New problem: the microcontroller's progrem ROM isn't large enough now that we need to add floating point libraries for the temperature sensors. We'll make it bigger. Also, the wireless video uses a web interface. Why don't I make my remote control web-based? Then I can control it from my laptop when I'm not home!

  1. Remote control (let's say I'll use the PC as my remote)
    1. Write a GUI that sends things over the serial port Web server software
    2. A RS-232 - UART level shifter (MAX232, etc.)
    3. An RF transceiver module
    4. Web page code (HTML)
    5. Web page backend (Perl, C, etc.)
  2. A larger microcontroller
  3. Two drive wheels and a castor wheel
  4. Two strong reversible motors (differential drive)
  5. FETs for H-bridge
  6. Heat syncs (need to calculate how large)
  7. Gel-cell battery
  8. A voltage regulator to lower the battery voltage for the microcontroller
  9. An RF transceiver module
  10. Building materials for large chassis
  11. Lamps and sockets
  12. Drivers for lamps
  13. Driver circuitry to interface PWM to motor drivers
  14. Ultrasonic proximity sensor
  15. Robot gripper (a whole project in itself)
  16. Wireless video
  17. Gel-cell battery charger
  18. Quick battery connectors
  19. Three temperature sensors

Trust me, the list goes on. I can add external EEPROM to be able to prerecord routines. I can build an actual remote control with a lot of switches and buttons. I can add a command line interpretter to called prerecorded routines without opening the video, requiring another microcontroller. I can add a status lights. I can add a speaker and sound chips so my car can talk like KITT in Knight Rider.

This doesn't include the large amount of source code that needs to be written to progress from one step to the next. Source code may not seem like much because it's free. Rob Walling once said, "Open source software is free if your time is worth nothing." The same principle applies to this. I want to build the robot, which is fun for me. Writing web code and GUIs is a large part of this project now. That's work to me, not fun. Why should I do something I don't like as a hobby?

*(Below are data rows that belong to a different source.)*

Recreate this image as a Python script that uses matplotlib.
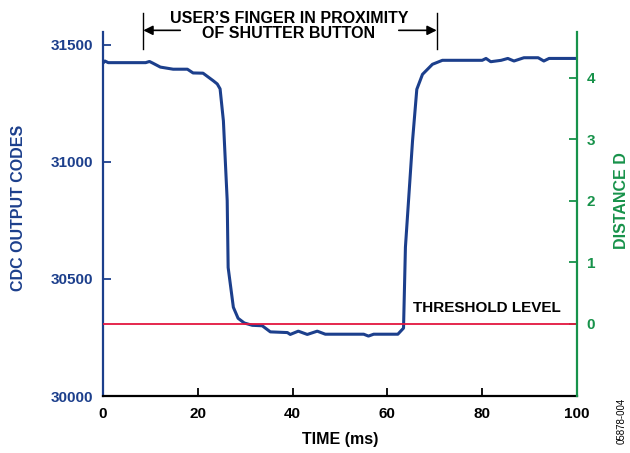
import matplotlib
matplotlib.use("Agg")
import matplotlib.pyplot as plt

plt.rcParams['font.family'] = ['Liberation Sans', 'DejaVu Sans']
plt.rcParams['font.weight'] = 'bold'
plt.rcParams['font.size'] = 11

BLUE = '#1c3f8c'
GREEN = '#17924a'
RED = '#e3163f'

# CDC output vs time
time_ms = [0, 0.4, 1.1, 7.8, 9.0, 9.8, 10.5, 12.1, 14.8, 17.8, 19.0, 21.1,
           23.3, 24.1, 24.7, 25.4, 26.2, 26.4, 27.5, 28.5, 29.8, 31.5, 33.6,
           35.3, 38.9, 39.5, 41.2, 43.1, 45.2, 46.9, 55.0, 56.0, 57.1, 62.2,
           63.4, 63.8, 65.3, 66.2, 67.4, 69.5, 71.6, 80.0, 80.8, 81.8, 84.0,
           85.4, 86.7, 88.8, 91.8, 93.0, 94.1, 100]
cdc_codes = [31422, 31431, 31424, 31424, 31424, 31429, 31422, 31405, 31396,
             31396, 31380, 31379, 31346, 31333, 31312, 31175, 30835, 30549,
             30379, 30332, 30312, 30302, 30300, 30274, 30271, 30263, 30277,
             30263, 30277, 30264, 30264, 30256, 30264, 30264, 30290, 30636,
             31090, 31310, 31374, 31417, 31434, 31434, 31442, 31428, 31434,
             31442, 31431, 31445, 31445, 31431, 31442, 31442]

threshold = 0
left_ticks = [30000, 30500, 31000, 31500]
right_ticks = [0, 1, 2, 3, 4]
x_ticks = [0, 20, 40, 60, 80, 100]

fig = plt.figure(figsize=(6.3, 4.53), dpi=100)
ax = fig.add_axes([0.1635, 0.1258, 0.7524, 0.8036])
ax2 = ax.twinx()

ax.plot(time_ms, cdc_codes, color=BLUE, lw=2.2, solid_joinstyle='round')
ax2.axhline(threshold, color=RED, lw=1.3)

ax.set_xlim(0, 100)
ax.set_ylim(30000, 31555)
ax2.set_ylim(-1.17, 4.74)
ax.set_xticks(x_ticks)
ax.set_yticks(left_ticks)
ax2.set_yticks(right_ticks)

for s in ['top', 'right']:
    ax.spines[s].set_visible(False)
for s in ['top', 'left', 'bottom']:
    ax2.spines[s].set_visible(False)
ax.spines['left'].set_color(BLUE)
ax.spines['left'].set_linewidth(1.6)
ax.spines['bottom'].set_linewidth(1.6)
ax2.spines['right'].set_color(GREEN)
ax2.spines['right'].set_linewidth(1.6)

ax.tick_params(axis='x', direction='in', length=6, width=1.3, pad=8, labelsize=11)
ax.tick_params(axis='y', direction='in', length=6, width=1.3, pad=7,
               colors=BLUE, labelsize=11)
ax2.tick_params(axis='y', direction='in', length=6, width=1.3, pad=7,
                colors=GREEN, labelsize=11)
for t in ax.get_xticklabels() + ax.get_yticklabels() + ax2.get_yticklabels():
    t.set_fontweight('bold')

ax.set_xlabel('TIME (ms)', fontweight='bold', fontsize=11.5, labelpad=8)
ax.set_ylabel('CDC OUTPUT CODES', color=BLUE, fontweight='bold', fontsize=11.5)
ax.yaxis.set_label_coords(-0.162, 0.516)
ax2.set_ylabel('DISTANCE D', color=GREEN, fontweight='bold', fontsize=11.5)
ax2.yaxis.set_label_coords(1.078, 0.536)

ax.text(65.5, 30377, 'THRESHOLD LEVEL', fontweight='bold', va='center', ha='left')

# bracket above the plot
for xb in [8.4, 70.5]:
    ax.plot([xb, xb], [31482, 31635], color='black', lw=1.0, clip_on=False)
ax.annotate('', xy=(8.5, 31562), xytext=(16.3, 31562),
            arrowprops=dict(arrowstyle='-|>', color='black', lw=1.2,
                            mutation_scale=14, shrinkA=0, shrinkB=0),
            annotation_clip=False)
ax.annotate('', xy=(70.4, 31562), xytext=(62.4, 31562),
            arrowprops=dict(arrowstyle='-|>', color='black', lw=1.2,
                            mutation_scale=14, shrinkA=0, shrinkB=0),
            annotation_clip=False)
ax.text(39.2, 31581, "USER’S FINGER IN PROXIMITY\nOF SHUTTER BUTTON",
        ha='center', va='center', fontweight='bold', fontsize=11.5,
        linespacing=1.0)

fig.text(0.987, 0.07, '05878-004', rotation=90, fontsize=7,
         fontweight='normal', ha='center', va='center')

fig.savefig('out.png', dpi=100)
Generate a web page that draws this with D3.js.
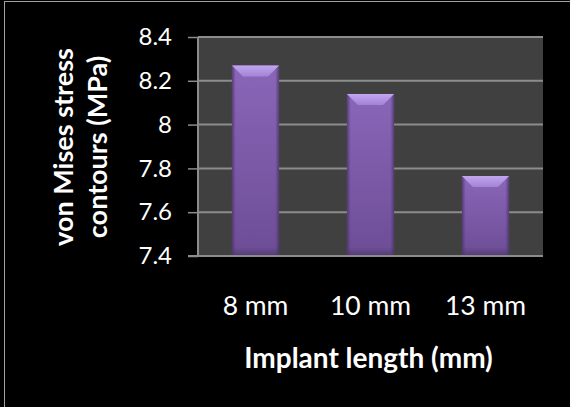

The saddest part about everything above is that this really happened to me. I bought books to do all this. I bought parts for a project that became so large, I didn't want to build it anymore. The plans grew and grew. The final plans evolved from a $70 car into an adult-size Power Wheels that can transform into a 20-foot tall bipedal robot that would cost thousands of dollars and well over a year to make.

I never built it. I don't currently plan to build it. But, I keep the plans in my binder, just in case I'm that bored when I'm older.